Mme Marylise Lebranchu, secrétaire d'Etat. Le Gouvernement trouve l'argumentation excellente. Il est donc favorable aux amendements n°s 172 et 299. En revanche, il est défavorable à l'amendement n° 365.
M. le président. Personne ne demande la parole ?...
Je mets aux voix l'amendement n° 365, repoussé par la commission et par le Gouvernement.

(L'amendement n'est pas adopté.)
M. le président. Personne ne demande la parole ?...
Je mets aux voix les amendements identiques n°s 172 et 299, acceptés par la commission et par le Gouvernement.

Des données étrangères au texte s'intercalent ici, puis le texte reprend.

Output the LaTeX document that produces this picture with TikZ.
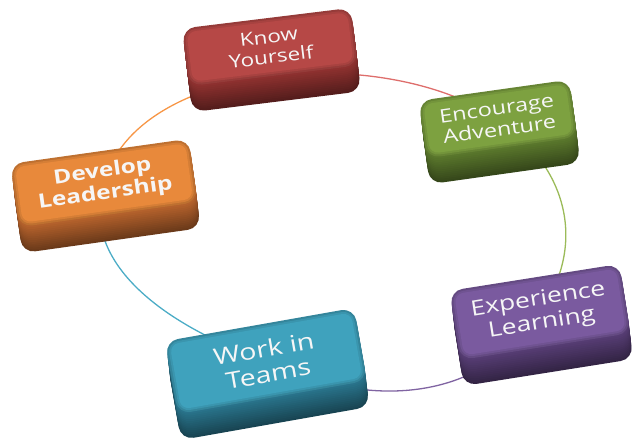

(Les amendements sont adoptés.)
M. le président. Par amendement n° 366, Mme Terrade, M. Fischer, Mmes Borvo, Beaudeau, Bidard-Reydet, MM. Bécart, Derian, Duffour, Lefebvre, Mme Luc, MM. Minetti, Pagès, Ralite et Renar proposent de supprimer le dernier alinéa du I de l'article 51.
Cet amendement a déjà été défendu.
Quel est l'avis de la commission ?
M. Bernard Seillier, rapporteur. Défavorable, pour les raisons qui ont été exposées à propos de l'amendement n° 365.
M. le président. Quel est l'avis du Gouvernement ?
Mme Marylise Lebranchu, secrétaire d'Etat. Défavorable.
M. le président. L'amendement n° 366 est-il maintenu, madame Terrade ?
Mme Odette Terrade. Oui, monsieur le président.
M. le président. Personne ne demande la parole ?...
Je mets aux voix l'amendement n° 366, repoussé par la commission et par le Gouvernement.

(L'amendement n'est pas adopté.)
M. le président. Personne ne demande la parole ?...
Je mets aux voix l'article 51, modifié.